Gabriela Cowperthwaite’s Our Friend (previously known as The Friend) has the kind of log line that makes you think you know exactly what kind of film you’re getting. When Nicole Teague (Dakota Johnson) is diagnosed with terminal cancer, friend of the family Dane (Jason Segel) decides to put his life on pause to help his pal Matthew (Casey Affleck) navigate a domestic life with the two young daughters he’s long neglected. Add the fact that this is based on Teague’s own article chronicling the years leading up to and following Nicole’s diagnosis, and you have the kind of true-to-life story that has become, pun intended, the hallmark of a certain brand of made-for-TV-movies.

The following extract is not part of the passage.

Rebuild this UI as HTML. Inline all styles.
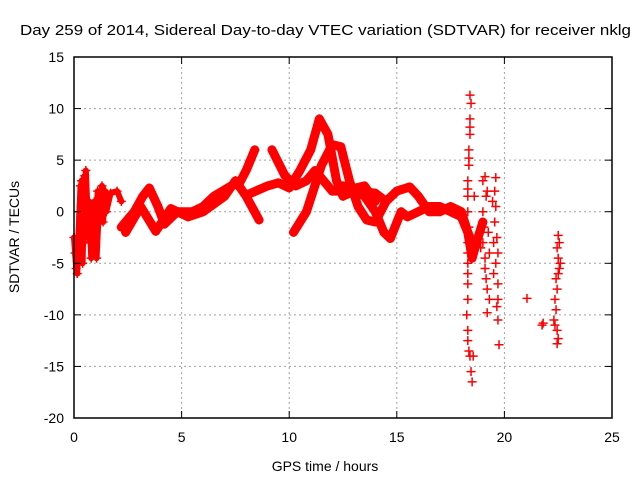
<!DOCTYPE html>
<html><head><meta charset="utf-8"><style>
body{margin:0;background:#fff;}
svg{display:block;font-family:"Liberation Sans",Arial,sans-serif;}
</style></head><body>
<svg id="chart" width="640" height="480">
<text x="20" y="35" font-size="14.5" textLength="611" lengthAdjust="spacingAndGlyphs">Day 259 of 2014, Sidereal Day-to-day VTEC variation (SDTVAR) for receiver nklg</text>
<g id="grid"></g><g id="tracks"></g><g id="marks"></g><g id="axes"></g>
<text x="325" y="471" font-size="14" text-anchor="middle">GPS time / hours</text>
<text transform="translate(19,237) rotate(-90)" font-size="14" text-anchor="middle">SDTVAR / TECUs</text>
</svg>
<script>
const xTicks=[0,5,10,15,20,25];
const yTicks=[15,10,5,0,-5,-10,-15,-20];
// continuous tracks: [hour, TECU]
const track1=[[0,-2.5],[0.1,-5.5],[0.2,-3],[0.3,2.5],[0.35,-1],[0.4,-5],[0.45,0],[0.5,3.5],[0.55,1],[0.6,-2],[0.7,1],[0.8,-4.5],[0.85,-2],[0.9,0],[1.0,-3],[1.1,2],[1.2,-1],[1.3,2.5],[1.4,0.5],[1.5,0],[1.7,1.8],[2.0,2],[2.2,1]];
const track1b=[[0.05,-4],[0.15,-6],[0.25,0],[0.35,3],[0.45,-3],[0.55,4],[0.65,-1],[0.75,-3],[0.95,1],[1.05,-4.5],[1.15,0],[1.25,1.5],[1.35,-1],[1.45,2]];
const track2=[[2.2,-1.5],[2.8,0],[3.2,1.5],[3.5,2.3],[3.9,0.5],[4.2,-1.2],[4.8,0],[5.5,0],[6.0,0.5],[6.5,1.5],[7.3,2.5],[7.7,2.8],[8.0,4],[8.4,6]];
const track3=[[2.4,-2],[3.1,0.5],[3.8,-1.9],[4.5,0.3],[5.3,-0.5],[6.0,0],[7.0,1.5],[7.5,3],[8.0,1.5],[8.6,-0.8]];
const track4=[[8.0,1.6],[9.0,2.5],[9.5,2.8],[10.0,2.3],[10.5,4],[11.0,6],[11.4,9],[11.8,7.5],[12.2,3],[12.5,1.5],[13.0,2],[14.0,1.8],[14.5,1]];
const track5=[[9.2,6],[9.8,3.5],[10.3,2.5],[10.8,3],[11.2,4],[12.0,2],[12.5,2],[13.5,2.5],[14.0,1]];
const track6=[[10.2,-2],[10.8,0],[11.5,4.5],[12.0,6.5],[12.4,6.3],[12.8,3],[13.2,0.5],[13.6,-0.8],[14.0,-1],[14.5,1],[15.0,2],[15.6,2.4],[16.0,1.5],[16.5,0],[17.0,0],[17.5,0.5],[18.0,0],[18.3,-2],[18.5,-4.5],[18.7,-3],[19.0,-1]];
const track7=[[12.5,2.5],[13.5,1.5],[14.0,0],[14.4,-2],[14.7,-2.6],[15.2,0],[15.5,-0.5],[16.0,0],[16.5,0.5],[17.0,0.5],[17.5,0],[18.0,-0.5],[18.4,-2.5]];
const tracks=[track1,track1b,track2,track3,track4,track5,track6,track7];
// sparse scatter points
const spikeA=[[18.4,11.3],[18.45,10.5],[18.4,9],[18.4,8.2],[18.4,7.5],[18.35,6],[18.35,5.2],[18.35,4.5],[18.3,3],[18.3,2.2],[18.3,1.5],[18.3,0],[18.35,-1.5],[18.3,-3],[18.3,-4],[18.3,-5],[18.3,-6],[18.3,-7],[18.3,-8.5],[18.25,-10],[18.3,-11.5],[18.3,-12.5],[18.35,-13.5],[18.4,-14],[18.45,-15.5],[18.5,-16.5],[18.55,-14],[18.6,1.5]];
const spikeB=[[19.1,3.4],[19.0,3],[19.15,1.5],[19.0,0],[19.05,-1.5],[19.0,-3],[19.1,-4.5],[19.1,-5.5],[19.15,-6.5],[19.2,-7.5],[19.3,-8.5],[19.2,-9.8],[18.9,-3.5],[19.2,2],[19.25,-2],[19.3,-4]];
const spikeC=[[19.6,3.3],[19.55,2],[19.6,0.5],[19.55,-1],[19.65,-2.5],[19.7,-4],[19.6,-5],[19.7,-7],[19.7,-8.5],[19.65,-9.2],[19.7,-10.5],[19.75,-12.9],[19.5,-3],[19.45,1],[19.5,-6]];
const spikeD=[[22.5,-2.3],[22.45,-3.5],[22.5,-4.5],[22.55,-5.5],[22.4,-6.5],[22.45,-7.5],[22.35,-8.5],[22.4,-9.5],[22.3,-10.5],[22.35,-11],[22.45,-11.5],[22.5,-12.3],[22.45,-12.8],[22.6,-5],[22.55,-3],[22.5,-6]];
const isolated=[[21.05,-8.4],[21.75,-11],[21.8,-10.8]];
const spikes=[spikeA,spikeB,spikeC,spikeD,isolated];

const X0=74,X1=612,Y0=57,Y1=418;
const sx=h=>X0+(h-0)/25*(X1-X0);
const sy=v=>Y0+(15-v)/35*(Y1-Y0);
const NS="http://www.w3.org/2000/svg";
function mk(t,a,p){const e=document.createElementNS(NS,t);for(const k in a)e.setAttribute(k,a[k]);p.appendChild(e);return e;}
const grid=document.getElementById('grid'),axes=document.getElementById('axes'),tg=document.getElementById('tracks'),mg=document.getElementById('marks');
xTicks.forEach(t=>{const x=sx(t);
 if(t>0&&t<25){const g=mk('line',{x1:x,y1:Y0,x2:x,y2:Y1,stroke:'#a0a0a0','stroke-dasharray':'2,3'},grid);
 
 }
 mk('line',{x1:x,y1:Y1,x2:x,y2:Y1-7,stroke:'#000'},axes);mk('line',{x1:x,y1:Y0,x2:x,y2:Y0+7,stroke:'#000'},axes);
 const l=mk('text',{x:x,y:Y1+24,'font-size':14,'text-anchor':'middle'},axes);l.textContent=t;
 
 });
yTicks.forEach(t=>{const y=sy(t);
 if(t<15&&t>-20){const g=mk('line',{x1:X0,y1:y,x2:X1,y2:y,stroke:'#a0a0a0','stroke-dasharray':'2,3'},grid);
 
 }
 mk('line',{x1:X0,y1:y,x2:X0+7,y2:y,stroke:'#000'},axes);mk('line',{x1:X1,y1:y,x2:X1-7,y2:y,stroke:'#000'},axes);
 const l=mk('text',{x:X0-10,y:y+5,'font-size':14,'text-anchor':'end'},axes);l.textContent=t;
 
 });
const fr=mk('rect',{x:X0,y:Y0,width:X1-X0,height:Y1-Y0,fill:'none',stroke:'#000','stroke-width':1.5},axes);


function plus(h,v,p){const x=sx(h),y=sy(v);
 const e=mk('path',{d:`M${x-4.5},${y}H${x+4.5}M${x},${y-4.5}V${y+4.5}`,stroke:'#f00','stroke-width':1.5},p);
 
 }
tracks.forEach((tr,i)=>{
 const pl=mk('polyline',{points:tr.map(p=>sx(p[0])+','+sy(p[1])).join(' '),fill:'none',stroke:'#f00','stroke-width':i<2?6:9,'stroke-linejoin':'round','stroke-linecap':'round'},tg);
 
 
 tr.forEach(p=>plus(p[0],p[1],mg));});
spikes.forEach(s=>s.forEach(p=>plus(p[0],p[1],mg)));
</script>
</body></html>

As if to offset these expectations, Brad Ingelsby’s script opts for a fragmented approach. It shuttles audiences back and forth in time to present Nicole, Matt and Dane’s intersecting lives out of order. Dane does chores around the house while Nicole rests. Dane meets and flirts with Nicole without knowing she’s married. Matt travels for work yet again as Nicole tries to raise her young girls. Nicole receives her diagnosis, and so on and so forth. The impetus to fracture the narrative so extensively is driven, it seems, to avoid telling the same old story about how families cope with terminal illnesses. As its title suggests, this is not Nicole’s story. (Matt all but spells it out in the final moments of the film.) It explains why Johnson ends up serving as a mere plot device throughout Our Friend. She is rarely afforded the quiet introspection and complexity that Affleck and Segel’s respective characters get to mine.

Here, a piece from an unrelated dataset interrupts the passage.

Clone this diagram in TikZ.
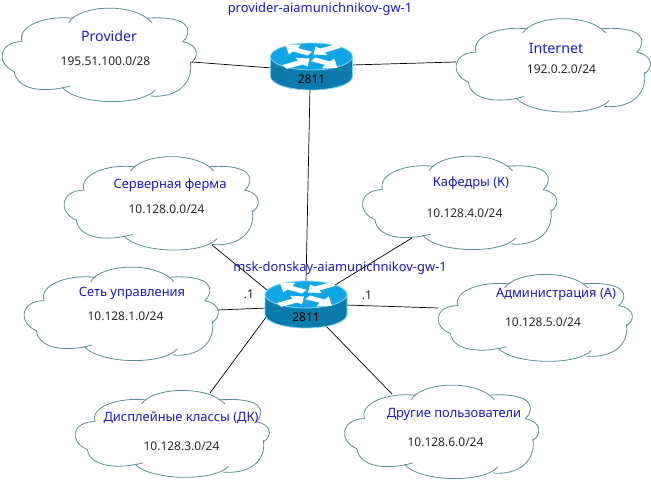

One need only look at the opening moments of the film. Segel, channeling the buoyant earnestness that anchored the 2011 Muppets reboot and, more recently, the television show Dispatches from Elsewhere, is seen entertaining the Teague girls. His warmth is undeniable, an early sign that his compassion and child-like wonder will be central to the piece at hand. Our Friend is yet another example of Jason Segel’s uncanny ability to harness heartfelt earnestness.

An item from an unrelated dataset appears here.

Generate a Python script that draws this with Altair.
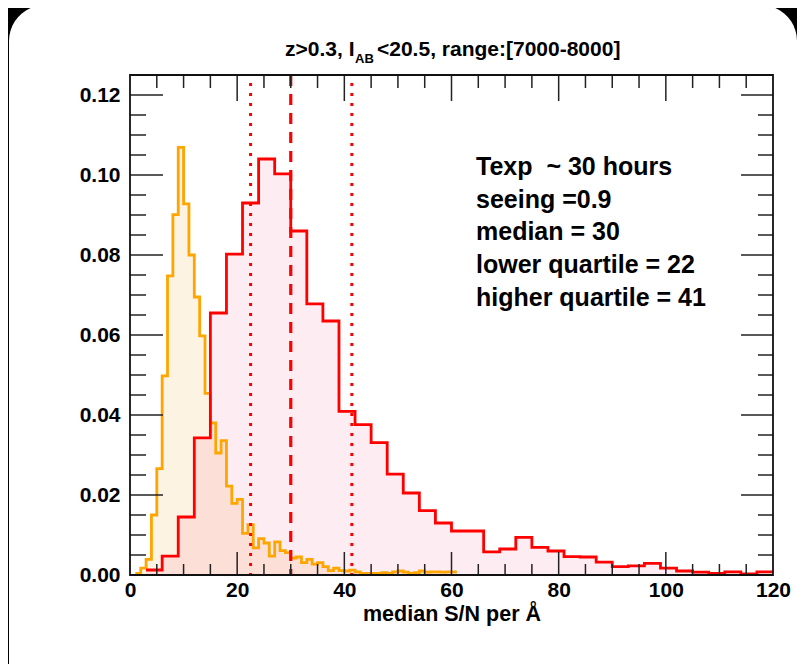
import altair as alt
import pandas as pd

# ---------------- data ----------------
# red histogram: bins of width 3 starting at 3
red_left = list(range(3, 120, 3))
red_values = [0.00125, 0.0047, 0.0145, 0.0343, 0.0655, 0.0802, 0.0930, 0.1040,
              0.1003, 0.0860, 0.0678, 0.0635, 0.0409, 0.0376, 0.0331, 0.0252,
              0.0205, 0.0161, 0.0130, 0.0110, 0.0110, 0.0058, 0.0065, 0.0094,
              0.0069, 0.0060, 0.0046, 0.0045, 0.0032, 0.0021, 0.0023, 0.0029,
              0.0017, 0.0010, 0.0007, 0.0004, 0.0008, 0.0003, 0.0008]
red_width = 3

# orange histogram: bins of width 1 starting at 1
orange_left = list(range(1, 61))
orange_values = [0.0004, 0.0017, 0.0039, 0.0150, 0.0266, 0.0498, 0.0748, 0.0901,
                 0.1069, 0.0928, 0.0800, 0.0695, 0.0598, 0.0454, 0.0380, 0.0305,
                 0.0336, 0.0222, 0.0179, 0.0189, 0.0104, 0.0126, 0.0068, 0.0091,
                 0.0080, 0.0047, 0.0083, 0.0061, 0.0056, 0.0042, 0.0045, 0.0031,
                 0.0039, 0.0027, 0.0031, 0.0021, 0.0011, 0.0017, 0.0011, 0.0010,
                 0.0012, 0.0008, 0.0004, 0.0004, 0.0004, 0.0004, 0.0006, 0.0004,
                 0.0008, 0.0010, 0.0007, 0.0004, 0.0006, 0.0010, 0.0007, 0.0008,
                 0.0008, 0.0007, 0.0008, 0.0008]
orange_width = 1

median_line = [30]
quartile_lines = [22.5, 41.4]

x_label_values = [0, 20, 40, 60, 80, 100, 120]
y_label_values = [0.0, 0.02, 0.04, 0.06, 0.08, 0.10, 0.12]
x_minor_ticks = [5, 10, 15, 25, 30, 35, 45, 50, 55, 65, 70, 75, 85, 90, 95, 105, 110, 115]
x_major_ticks = [20, 40, 60, 80, 100]
y_minor_ticks = [0.005, 0.01, 0.015, 0.025, 0.03, 0.035, 0.045, 0.05, 0.055,
                 0.065, 0.07, 0.075, 0.085, 0.09, 0.095, 0.105, 0.11, 0.115]
y_major_ticks = [0.02, 0.04, 0.06, 0.08, 0.10, 0.12]

title_parts = ["z>0.3, I", "AB", "<20.5, range:[7000-8000]"]
annotation_lines = ["Texp\u00a0 ~ 30 hours", "seeing =0.9", "median = 30",
                    "lower quartile = 22", "higher quartile = 41"]
x_title = "median S/N per Å"

# ---------------- layout ----------------
W, H = 643, 500
FONT = "Liberation Sans"


def step_frame(left, values, width):
    xs_ = list(left) + [left[-1] + width]
    ys_ = list(values) + [values[-1]]
    return pd.DataFrame({"x": xs_, "y": ys_})


red_df = step_frame(red_left, red_values, red_width)
orange_df = step_frame(orange_left, orange_values, orange_width)

xs = alt.Scale(domain=[0, 120], nice=False, zero=False)
ys = alt.Scale(domain=[0, 0.125], nice=False, zero=True)

x_axis = alt.Axis(values=x_label_values, ticks=False, domain=False, grid=False,
                  labelFont=FONT, labelFontWeight="bold", labelFontSize=21,
                  labelColor="black", labelPadding=4, labelFlush=False,
                  title=x_title, titleFont=FONT, titleFontWeight="bold",
                  titleFontSize=21.5, titleColor="black", titlePadding=3, zindex=2)
y_axis = alt.Axis(values=y_label_values, format=".2f", ticks=False, domain=False,
                  grid=False, labelFont=FONT, labelFontWeight="bold",
                  labelFontSize=21, labelColor="black", labelPadding=10,
                  title=None, zindex=2)


def X(field):
    return alt.X(field, scale=xs, axis=x_axis)


def Y(field):
    return alt.Y(field, scale=ys, axis=y_axis)


# white rounded panel on the black page
panel = alt.Chart(pd.DataFrame({"a": [0]})).mark_rect(
    color="white", cornerRadius=36
).encode(x=alt.value(-121), x2=alt.value(667), y=alt.value(-70), y2=alt.value(650))

orange_area = alt.Chart(orange_df).mark_area(
    interpolate="step-after", color="#fdf3e2", opacity=1
).encode(x=X("x:Q"), y=Y("y:Q"))
red_area = alt.Chart(red_df).mark_area(
    interpolate="step-after", color="#f00064", opacity=0.075
).encode(x=X("x:Q"), y=Y("y:Q"))
orange_line = alt.Chart(orange_df).mark_line(
    interpolate="step-after", color="#ffa500", strokeWidth=2.8
).encode(x=X("x:Q"), y=Y("y:Q"))
red_line = alt.Chart(red_df).mark_line(
    interpolate="step-after", color="#ff0000", strokeWidth=2.8
).encode(x=X("x:Q"), y=Y("y:Q"))

median_rule = alt.Chart(pd.DataFrame({"x": median_line})).mark_rule(
    color="#ff0000", strokeWidth=3.2, strokeDash=[11, 8]
).encode(x=X("x:Q"), y=alt.value(0), y2=alt.value(H))
quart_rule = alt.Chart(pd.DataFrame({"x": quartile_lines})).mark_rule(
    color="#ff0000", strokeWidth=3.0, strokeDash=[3, 7]
).encode(x=X("x:Q"), y=alt.value(8), y2=alt.value(H))


def xticks(vals, y0, y1):
    return alt.Chart(pd.DataFrame({"x": vals})).mark_rule(
        color="#222222", strokeWidth=1.5
    ).encode(x=X("x:Q"), y=alt.value(y0), y2=alt.value(y1))


def yticks(vals, x0, x1):
    return alt.Chart(pd.DataFrame({"y": vals})).mark_rule(
        color="#222222", strokeWidth=1.5
    ).encode(y=Y("y:Q"), x=alt.value(x0), x2=alt.value(x1))


tick_layers = [
    xticks(x_minor_ticks, H, H - 11), xticks(x_major_ticks, H, H - 23),
    xticks(x_minor_ticks, 0, 13), xticks(x_major_ticks, 0, 26),
    yticks(y_minor_ticks, 0, 16), yticks(y_major_ticks, 0, 33),
    yticks(y_minor_ticks, W, W - 15), yticks(y_major_ticks, W, W - 32),
]

frame = alt.Chart(pd.DataFrame({"a": [0]})).mark_rect(
    fillOpacity=0, stroke="#111111", strokeWidth=1.8
).encode(x=alt.value(0), x2=alt.value(W), y=alt.value(0), y2=alt.value(H))


def text_layer(txt, x, y, size, align="left"):
    return alt.Chart(pd.DataFrame({"t": [txt]})).mark_text(
        font=FONT, fontWeight="bold", fontSize=size, color="black",
        align=align, baseline="alphabetic"
    ).encode(text="t:N", x=alt.value(x), y=alt.value(y))


title_layers = [
    text_layer(title_parts[0], 224.5, -19, 21, align="right"),
    text_layer(title_parts[1], 225, -12, 13),
    text_layer(title_parts[2], 247, -19, 21),
]

ann_y = [100, 132.5, 165, 197.5, 231]
ann_layers = [text_layer(t, 346, yy, 25) for t, yy in zip(annotation_lines, ann_y)]

chart = alt.layer(
    panel, orange_area, red_area, orange_line, red_line,
    median_rule, quart_rule, *tick_layers, frame, *title_layers, *ann_layers
).properties(
    width=W, height=H,
    autosize=alt.AutoSizeParams(type="none"),
    padding={"left": 122, "top": 67, "right": 24, "bottom": 89},
).configure(background="black").configure_view(strokeWidth=0)

chart.save("out.html", embed_options={"renderer": "svg", "actions": False})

Soon, though, Cowperthwaite brings audiences to the bedroom where Nicole and Matt are discussing how to tell their girls that Nicole will die soon. (They’re not supposed to say “Mommy is going to sleep” or “going on a trip”.) The camera stays on Affleck, with Johnson just slightly off frame. It’s a key visual cue that the two men in Nicole’s life will be the focus of the film, not her. This is a project that wants to squarely focus on those who are left behind, based as it is on Teague’s own account. He can’t help but have become the central protagonist, along with Dane, of the story of how they dealt with Nicole’s illness. There’s a brave attempt here to really focus on the mundane stresses that come with battling cancer — as a mother, as a wife, as a friend. But in depriving Nicole from her own interiority, the film fails her, making her late outbursts (not to mention certain disclosures about the Teague’s marital problems) feel needlessly obtuse.
Ultimately, though, the muddled timeline and the familiar beats that dominate the final third of the film end up undermining whatever attempts Teague, Ingelsby and Cowperthwaite made to have Our Friend feel like a novel twist on a well-worn story. As much as Our Friend wants to focus on Dane and his selfless commitment to the Teagues — a choice that’s as much about finding a purpose outside of himself as well as a chance to run away from his own life — Ingelsby’s script seems to always shy away from the prickliness of such a question. It keeps audiences at arm’s length from Dane’s state of mind. During one heated conversation with his then-girlfriend, who wants him to understand that having been left alone in another town for months feels like abdication of their relationship, the film moves away from them, muting their chat in the process. As one observes them from behind a window, Our Friend leaves it to viewers to fill in the blanks concerning their breakup. It’s but one example of the way Our Friend wants to raise complicated questions around why we make the choices we make, but ultimately shies away from letting us confront them head-on.
Our Friend opens in theatres and on demand on January 22, 2021.